A magnetic separation technique developed by researchers at Duke University's Pratt School of Engineering and Purdue University makes it relatively simple to sort through beads hundreds of times smaller than the period at the end of this sentence.
The method could lead to new technologies for medical or environmental testing, according to the researchers. For example, specially coated magnetic particles designed to attract particular viruses or bacteria might be used in tailored combinations to simultaneously test for multiple infectious pathogens in a blood or water sample.
Benjamin Yellen, assistant professor of mechanical engineering and materials science at Duke, and Gil Lee, associate professor of chemical engineering at Purdue, report their findings in the December issue of the journal Lab on a Chip (see http://www.rsc.org/Publishing/Journals/LC/article.asp?doi=b713547e).
"If there were five viruses that a patient might have been exposed to, you could potentially develop a technique to look for those five viruses all at the same time," Yellen said.
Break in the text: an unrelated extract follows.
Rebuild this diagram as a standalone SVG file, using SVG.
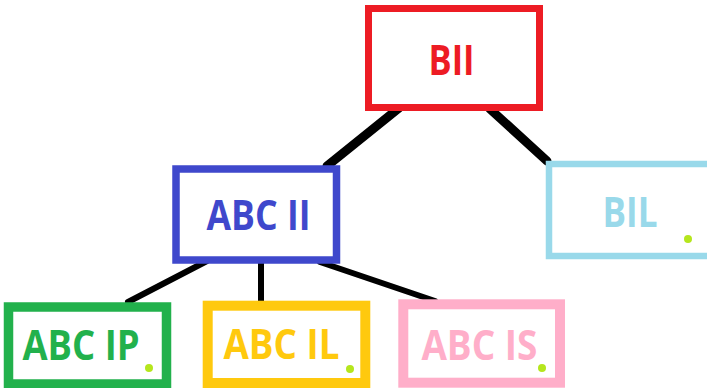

In principle, such a test could be done with just a single drop of blood, as long as there was virus in the sample.
As an initial demonstration of the concept, the researchers attached two "model pathogens," a baker's yeast and a soil bacterium, to magnetic beads, and used their technique to selectively isolate them.
The magnetic separation method, which the researchers call magnetophoresis, uses a rotating magnetic field and a microchip containing an array of miniature magnets to separate tiny magnetic beads based on their size within a matter of minutes.
The physics behind the technique is as interesting as its potential applications, Yellen added. "The method causes certain particles to become essentially immobile -- just jittering back and forth -- while others move off the chip where they can be isolated. It implies that we could achieve effectively infinite separation between particle types. We thought our technique would work well for bioseparation, but we hadn't predicted it would be this good."